O segundo elemento foi a criação da Taxa de Longo Prazo – TLP, que substituiu a Taxa de Juros de Longo Prazo – TJLP, utilizada nas operações do BNDES. Como a TJLP estava sempre abaixo das taxas de mercado, nenhuma empresa cometia a tolice de procurar crédito para investir que não o oferecido pelo banco oficial.
Agora, a TLP tem por base um título público (NTN) de prazo longo, atrelado ao IPCA. As empresas podem tomar crédito com taxa de juros próximas das pagas pelo Tesouro, como ocorrem nos países desenvolvidos. Para muitas empresas, captar recursos no mercado de capitais é agora mais barato do que via BNDES, sem contar a economia de custos de transação decorrente da burocracia associada a um banco do governo.
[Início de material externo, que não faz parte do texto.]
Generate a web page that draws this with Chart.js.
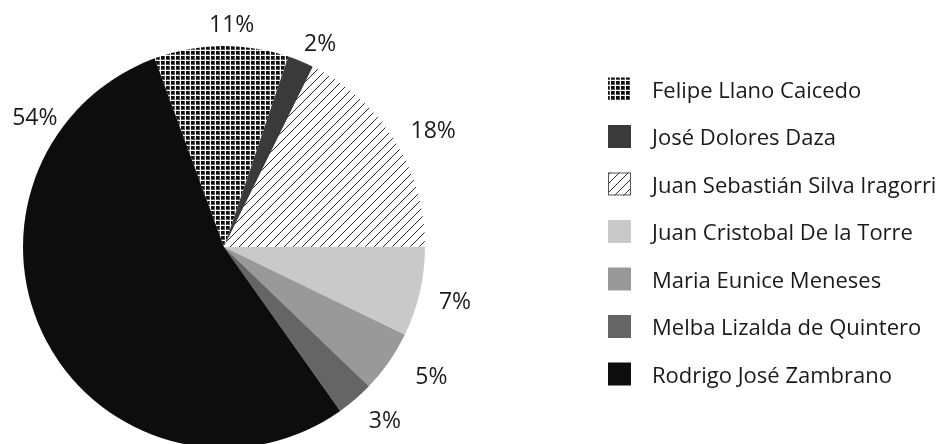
<!DOCTYPE html>
<html>
<head>
<meta charset="utf-8">
<script src="https://cdn.jsdelivr.net/npm/chart.js@4.4.1/dist/chart.umd.min.js"></script>
<style>
    html, body { margin: 0; padding: 0; background: #fff; }
    #wrap { width: 936px; height: 444px; overflow: hidden; }
</style>
</head>
<body>
<div id="wrap"><canvas id="pieChart" width="936" height="460"></canvas></div>
<script>
const names = [
    'Felipe Llano Caicedo',
    'José Dolores Daza',
    'Juan Sebastián Silva Iragorri',
    'Juan Cristobal De la Torre',
    'Maria Eunice Meneses',
    'Melba Lizalda de Quintero',
    'Rodrigo José Zambrano'
];
const shares = [10.8, 2.1, 17.7, 7.2, 5.0, 3.0, 54.2];

// grid and hatch fills
function gridFill() {
    const c = document.createElement('canvas');
    c.width = 5; c.height = 5;
    const g = c.getContext('2d');
    g.fillStyle = '#ffffff';
    g.fillRect(0, 0, 5, 5);
    g.fillStyle = '#555555';
    g.fillRect(1, 1, 4, 4);
    g.fillStyle = '#0d0d0d';
    g.fillRect(1, 1, 3, 3);
    return g.createPattern(c, 'repeat');
}

function hatchFill() {
    const s = 9;
    const c = document.createElement('canvas');
    c.width = s; c.height = s;
    const g = c.getContext('2d');
    g.fillStyle = '#ffffff';
    g.fillRect(0, 0, s, s);
    g.strokeStyle = '#2a2a2a';
    g.lineWidth = 1;
    g.beginPath();
    g.moveTo(-1, s + 1); g.lineTo(s + 1, -1);
    g.moveTo(-1, 1); g.lineTo(1, -1);
    g.moveTo(s - 1, s + 1); g.lineTo(s + 1, s - 1);
    g.stroke();
    return g.createPattern(c, 'repeat');
}

const fills = [gridFill(), '#3a3a3a', hatchFill(), '#c9c9c9', '#999999', '#656565', '#0d0d0d'];

const sliceLabels = {
    id: 'sliceLabels',
    afterDatasetsDraw(chart, args, opts) {
        const ctx = chart.ctx;
        const meta = chart.getDatasetMeta(0);
        const total = shares.reduce((a, b) => a + b, 0);
        ctx.save();
        ctx.font = opts.font;
        ctx.fillStyle = '#1a1a1a';
        ctx.textAlign = 'center';
        ctx.textBaseline = 'middle';
        meta.data.forEach((arc, i) => {
            const p = opts.place[i];
            const { x, y, startAngle, endAngle, outerRadius } =
                arc.getProps(['x', 'y', 'startAngle', 'endAngle', 'outerRadius'], true);
            const a = startAngle + (endAngle - startAngle) * p.at;
            const r = outerRadius + p.gap;
            ctx.fillText(Math.round(shares[i] / total * 100) + '%', x + Math.cos(a) * r, y + Math.sin(a) * r + 2);
        });
        ctx.restore();
    }
};

const sideLegend = {
    id: 'sideLegend',
    afterDraw(chart, args, opts) {
        const ctx = chart.ctx;
        const bg = chart.data.datasets[0].backgroundColor;
        ctx.save();
        ctx.font = opts.font;
        ctx.textAlign = 'left';
        ctx.textBaseline = 'middle';
        chart.data.labels.forEach((name, i) => {
            const cy = opts.top + i * opts.step;
            ctx.fillStyle = bg[i];
            ctx.fillRect(opts.left, cy - opts.box / 2, opts.box, opts.box);
            if (i === 2) {
                ctx.strokeStyle = '#555';
                ctx.lineWidth = 1;
                ctx.strokeRect(opts.left + 0.5, cy - opts.box / 2 + 0.5, opts.box - 1, opts.box - 1);
            }
            ctx.fillStyle = '#1a1a1a';
            ctx.fillText(name, opts.textX, cy + 2.5);
        });
        ctx.restore();
    }
};

new Chart(document.getElementById('pieChart'), {
    type: 'pie',
    data: {
        labels: names,
        datasets: [{
            data: shares,
            backgroundColor: fills,
            borderWidth: 0,
            hoverOffset: 0,
            offset: 0
        }]
    },
    options: {
        responsive: false,
        animation: false,
        events: [],
        rotation: -20.2,
        layout: { padding: { left: 23, right: 511, top: 46, bottom: 12 } },
        plugins: {
            legend: { display: false },
            tooltip: { enabled: false },
            sliceLabels: {
                font: '23px "Open Sans"',
                place: [
                    { at: 0.57, gap: 23 },
                    { at: 0.86, gap: 25 },
                    { at: 0.54, gap: 39 },
                    { at: 0.50, gap: 36 },
                    { at: 0.33, gap: 43 },
                    { at: 0.29, gap: 35 },
                    { at: 0.82, gap: 29 }
                ]
            },
            sideLegend: {
                font: '22px "Open Sans"',
                left: 608, box: 23, textX: 652, top: 89, step: 47.5
            }
        }
    },
    plugins: [sliceLabels, sideLegend]
});
</script>
</body>
</html>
O terceiro elemento foi a criação do ambiente macroeconômico que permitiu ao BC fixar sua taxa básica de juros, a Selic, em níveis historicamente baixos. Isso significa que a taxa de juros estrutural da economia também atinge seus níveis mais baixos da história.
Diante de tudo isso, tornou-se atrativo buscar o mercado de capitais para financiar atividades, particularmente investimentos de longo prazo. Neste momento, isso foi acelerado pelos incentivos fiscais na aquisição de debêntures de infraestrutura e pela ampliação da parcela que os fundos de pensão podem aplicar nesses papéis.
Uma demonstração dessa realidade está hoje em matéria do jornal Valor. Lá se vê que a emissão de debêntures de infraestrutura no primeiro semestre atingiu R$ 10,5 bilhões, mais do que em todo o ano de 2017 (R$ 9,083 bilhões).
Esse processo tende a ser ampliado com a crescente participação de fintechs na oferta de crédito. Tudo isso vai ter várias consequências. O BNDES terá que se repensado como provedor de crédito oficial, os bancos terão que se preparar para a nova realidade e a economia brasileira se beneficiará da ampliação da oferta de crédito, em grande parte a custos menos do que os atuais.
Essa revolução ainda está em marcha e pode nos trazer boas notícias nos anos vindouros, a menos que seja eleito um candidato à Presidência sem vontade ou capacidade de liderar as reformas de que o país precisa para evitar cair no precipício fiscal e na volta da inflação alta e sem controle.